Retype exactly what appears below from the line containing "What D3.js code" down to the line containing "20.1, 10, 7.97];", keeping both end lines. Do not include pictures.
--------------------
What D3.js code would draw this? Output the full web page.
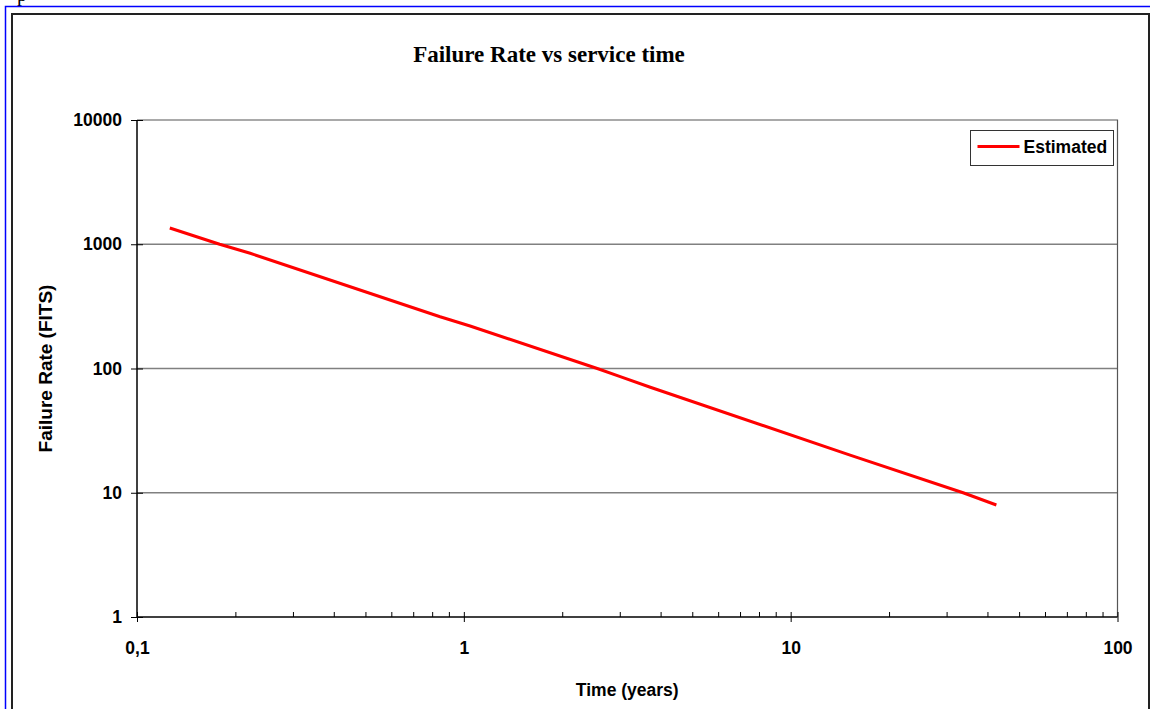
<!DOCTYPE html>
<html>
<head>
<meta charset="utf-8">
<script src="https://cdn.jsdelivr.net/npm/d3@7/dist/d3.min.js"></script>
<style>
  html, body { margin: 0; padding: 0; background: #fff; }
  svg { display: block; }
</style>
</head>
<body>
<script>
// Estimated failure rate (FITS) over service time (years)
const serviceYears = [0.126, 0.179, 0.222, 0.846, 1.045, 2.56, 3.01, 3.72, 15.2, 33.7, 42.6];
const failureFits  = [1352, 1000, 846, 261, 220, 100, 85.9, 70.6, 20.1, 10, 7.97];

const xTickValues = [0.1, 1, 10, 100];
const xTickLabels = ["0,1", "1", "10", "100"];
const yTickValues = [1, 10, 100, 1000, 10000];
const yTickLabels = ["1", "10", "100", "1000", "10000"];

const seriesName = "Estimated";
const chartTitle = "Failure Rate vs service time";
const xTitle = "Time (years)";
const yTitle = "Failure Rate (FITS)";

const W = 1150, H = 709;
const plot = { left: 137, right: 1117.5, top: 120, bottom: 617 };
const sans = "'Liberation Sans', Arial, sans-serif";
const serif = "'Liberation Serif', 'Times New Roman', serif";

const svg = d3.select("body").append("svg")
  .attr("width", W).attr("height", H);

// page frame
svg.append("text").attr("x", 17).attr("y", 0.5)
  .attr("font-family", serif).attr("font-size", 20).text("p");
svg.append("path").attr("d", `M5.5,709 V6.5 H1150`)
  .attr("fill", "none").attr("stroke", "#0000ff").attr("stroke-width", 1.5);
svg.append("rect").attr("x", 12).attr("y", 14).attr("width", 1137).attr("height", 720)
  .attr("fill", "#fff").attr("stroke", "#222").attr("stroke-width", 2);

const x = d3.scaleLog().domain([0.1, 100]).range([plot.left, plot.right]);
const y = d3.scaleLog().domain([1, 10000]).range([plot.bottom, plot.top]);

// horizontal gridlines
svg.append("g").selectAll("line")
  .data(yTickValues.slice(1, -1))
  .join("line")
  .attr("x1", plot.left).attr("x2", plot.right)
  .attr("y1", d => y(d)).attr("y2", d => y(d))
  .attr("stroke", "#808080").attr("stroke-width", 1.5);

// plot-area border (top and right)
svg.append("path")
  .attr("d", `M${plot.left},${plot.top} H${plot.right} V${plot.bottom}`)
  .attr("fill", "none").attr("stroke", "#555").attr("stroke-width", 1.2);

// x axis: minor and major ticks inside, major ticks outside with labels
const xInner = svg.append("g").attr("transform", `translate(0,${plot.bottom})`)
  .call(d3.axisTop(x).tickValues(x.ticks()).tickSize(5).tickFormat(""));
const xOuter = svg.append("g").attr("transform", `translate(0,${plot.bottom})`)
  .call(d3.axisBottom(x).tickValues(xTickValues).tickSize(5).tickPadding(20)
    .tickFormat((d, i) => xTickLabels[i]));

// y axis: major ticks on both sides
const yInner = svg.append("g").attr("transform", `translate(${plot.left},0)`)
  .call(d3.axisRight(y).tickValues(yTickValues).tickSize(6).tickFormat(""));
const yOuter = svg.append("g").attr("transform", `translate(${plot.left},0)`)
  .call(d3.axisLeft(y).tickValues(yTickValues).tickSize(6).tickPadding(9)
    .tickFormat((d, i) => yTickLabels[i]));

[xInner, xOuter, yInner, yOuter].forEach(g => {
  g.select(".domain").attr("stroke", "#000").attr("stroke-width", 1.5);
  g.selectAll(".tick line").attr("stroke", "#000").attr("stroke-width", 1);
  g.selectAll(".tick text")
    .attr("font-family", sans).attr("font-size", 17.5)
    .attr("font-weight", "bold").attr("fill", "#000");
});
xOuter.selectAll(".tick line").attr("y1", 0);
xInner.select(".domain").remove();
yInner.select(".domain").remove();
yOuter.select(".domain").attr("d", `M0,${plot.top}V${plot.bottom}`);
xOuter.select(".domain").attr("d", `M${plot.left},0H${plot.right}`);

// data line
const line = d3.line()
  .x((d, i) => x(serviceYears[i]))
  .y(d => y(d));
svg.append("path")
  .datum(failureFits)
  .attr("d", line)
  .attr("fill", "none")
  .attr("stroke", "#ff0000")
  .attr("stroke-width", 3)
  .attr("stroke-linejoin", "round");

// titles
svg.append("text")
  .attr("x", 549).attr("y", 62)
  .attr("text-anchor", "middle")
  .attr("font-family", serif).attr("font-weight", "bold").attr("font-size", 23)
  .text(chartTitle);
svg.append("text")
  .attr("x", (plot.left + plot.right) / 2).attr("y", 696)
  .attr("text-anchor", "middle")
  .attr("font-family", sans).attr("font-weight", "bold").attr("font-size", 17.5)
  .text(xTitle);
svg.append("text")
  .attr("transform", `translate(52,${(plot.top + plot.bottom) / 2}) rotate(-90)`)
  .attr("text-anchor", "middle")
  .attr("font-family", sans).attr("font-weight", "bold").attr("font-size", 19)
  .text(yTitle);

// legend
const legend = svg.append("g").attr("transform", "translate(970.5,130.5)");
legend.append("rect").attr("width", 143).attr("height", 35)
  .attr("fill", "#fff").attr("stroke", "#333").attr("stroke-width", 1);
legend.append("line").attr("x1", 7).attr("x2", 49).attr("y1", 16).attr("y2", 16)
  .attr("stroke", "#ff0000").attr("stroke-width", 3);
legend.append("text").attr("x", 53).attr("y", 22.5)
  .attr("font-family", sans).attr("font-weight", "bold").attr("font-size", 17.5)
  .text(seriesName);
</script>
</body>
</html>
--------------------
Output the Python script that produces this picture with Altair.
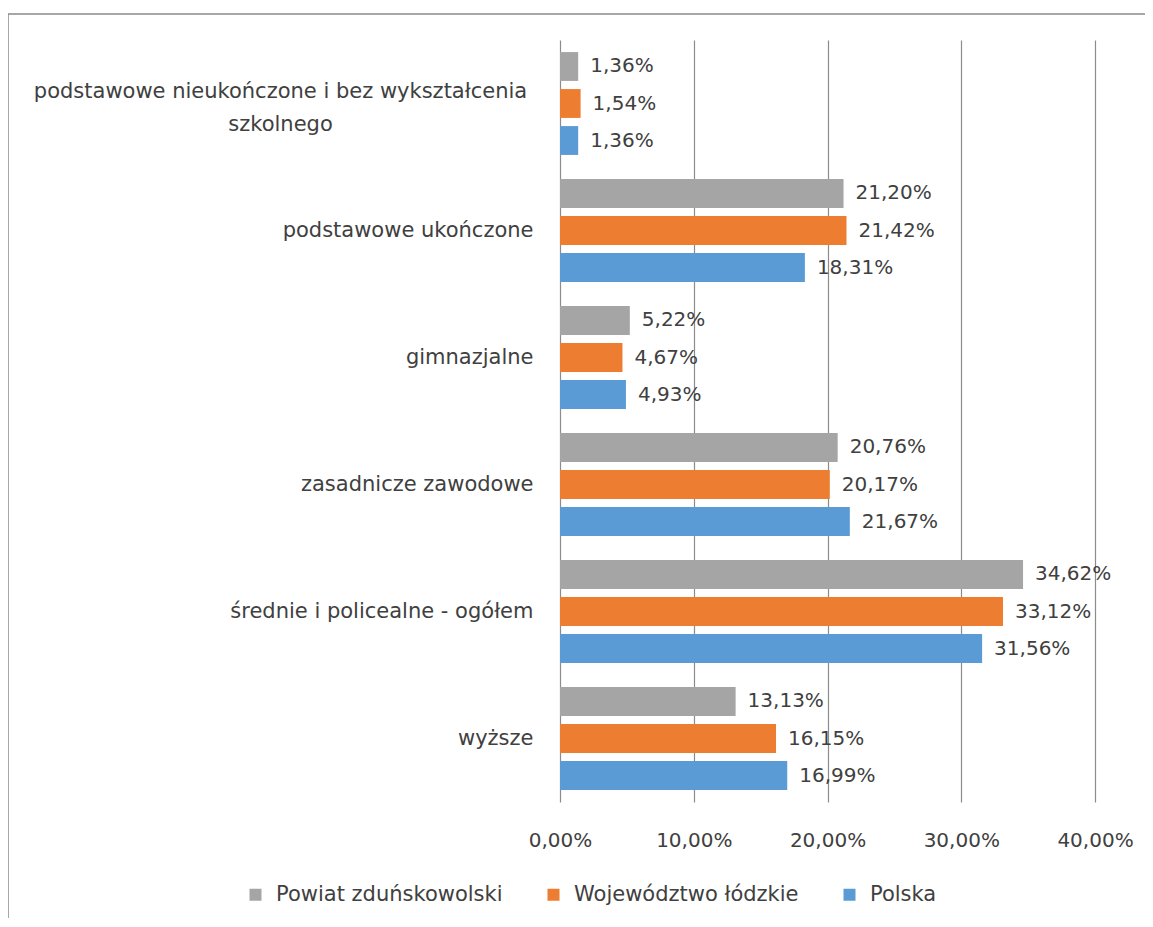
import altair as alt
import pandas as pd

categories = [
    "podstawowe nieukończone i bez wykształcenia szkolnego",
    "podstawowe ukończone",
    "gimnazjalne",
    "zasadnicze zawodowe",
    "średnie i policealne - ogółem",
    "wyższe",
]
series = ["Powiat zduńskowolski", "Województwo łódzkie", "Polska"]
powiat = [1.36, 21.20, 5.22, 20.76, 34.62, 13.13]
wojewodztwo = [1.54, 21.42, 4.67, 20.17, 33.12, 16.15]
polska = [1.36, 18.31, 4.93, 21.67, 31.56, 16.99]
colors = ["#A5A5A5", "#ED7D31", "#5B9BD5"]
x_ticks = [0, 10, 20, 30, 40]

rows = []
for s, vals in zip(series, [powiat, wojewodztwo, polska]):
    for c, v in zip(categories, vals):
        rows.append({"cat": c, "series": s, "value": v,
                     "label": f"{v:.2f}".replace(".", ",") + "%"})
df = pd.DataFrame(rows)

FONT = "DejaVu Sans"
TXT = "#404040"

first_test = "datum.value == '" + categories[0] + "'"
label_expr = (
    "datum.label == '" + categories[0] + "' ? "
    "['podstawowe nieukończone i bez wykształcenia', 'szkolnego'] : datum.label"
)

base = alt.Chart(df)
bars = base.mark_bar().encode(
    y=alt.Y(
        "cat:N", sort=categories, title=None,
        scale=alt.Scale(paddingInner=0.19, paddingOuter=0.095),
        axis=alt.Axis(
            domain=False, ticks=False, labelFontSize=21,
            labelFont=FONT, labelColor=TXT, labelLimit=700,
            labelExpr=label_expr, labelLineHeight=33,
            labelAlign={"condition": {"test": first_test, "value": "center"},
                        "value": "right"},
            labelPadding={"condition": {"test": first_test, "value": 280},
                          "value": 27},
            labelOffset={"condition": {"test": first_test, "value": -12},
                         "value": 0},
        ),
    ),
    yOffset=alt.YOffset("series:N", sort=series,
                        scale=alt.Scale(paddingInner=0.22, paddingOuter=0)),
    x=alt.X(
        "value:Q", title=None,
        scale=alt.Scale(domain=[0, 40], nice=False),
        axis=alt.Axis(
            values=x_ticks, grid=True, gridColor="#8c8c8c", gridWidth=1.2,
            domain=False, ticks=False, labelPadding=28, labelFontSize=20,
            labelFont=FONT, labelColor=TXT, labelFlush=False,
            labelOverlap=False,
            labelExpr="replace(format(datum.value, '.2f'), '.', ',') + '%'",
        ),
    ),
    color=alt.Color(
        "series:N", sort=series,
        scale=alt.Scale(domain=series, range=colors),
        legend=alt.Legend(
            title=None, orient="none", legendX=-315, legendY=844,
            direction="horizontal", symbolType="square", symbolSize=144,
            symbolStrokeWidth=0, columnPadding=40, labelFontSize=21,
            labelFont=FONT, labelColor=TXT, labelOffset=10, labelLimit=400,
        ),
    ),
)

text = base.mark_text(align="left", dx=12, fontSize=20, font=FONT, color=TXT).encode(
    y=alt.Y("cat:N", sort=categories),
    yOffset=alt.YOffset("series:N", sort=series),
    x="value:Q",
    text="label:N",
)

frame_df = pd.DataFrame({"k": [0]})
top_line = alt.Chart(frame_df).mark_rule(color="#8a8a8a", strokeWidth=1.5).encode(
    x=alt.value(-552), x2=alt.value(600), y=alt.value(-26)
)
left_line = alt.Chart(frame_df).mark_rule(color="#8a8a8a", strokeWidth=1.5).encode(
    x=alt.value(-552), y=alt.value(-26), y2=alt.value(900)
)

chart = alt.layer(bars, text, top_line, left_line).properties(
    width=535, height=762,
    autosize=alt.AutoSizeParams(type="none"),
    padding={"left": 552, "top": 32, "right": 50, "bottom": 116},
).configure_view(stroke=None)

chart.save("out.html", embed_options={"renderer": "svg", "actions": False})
--------------------
### Task answer:
What D3.js code would draw this? Output the full web page.
<!DOCTYPE html>
<html>
<head>
<meta charset="utf-8">
<script src="https://cdn.jsdelivr.net/npm/d3@7/dist/d3.min.js"></script>
<style>
  html, body { margin: 0; padding: 0; background: #fff; }
  svg { display: block; }
</style>
</head>
<body>
<script>
// Estimated failure rate (FITS) over service time (years)
const serviceYears = [0.126, 0.179, 0.222, 0.846, 1.045, 2.56, 3.01, 3.72, 15.2, 33.7, 42.6];
const failureFits  = [1352, 1000, 846, 261, 220, 100, 85.9, 70.6, 20.1, 10, 7.97];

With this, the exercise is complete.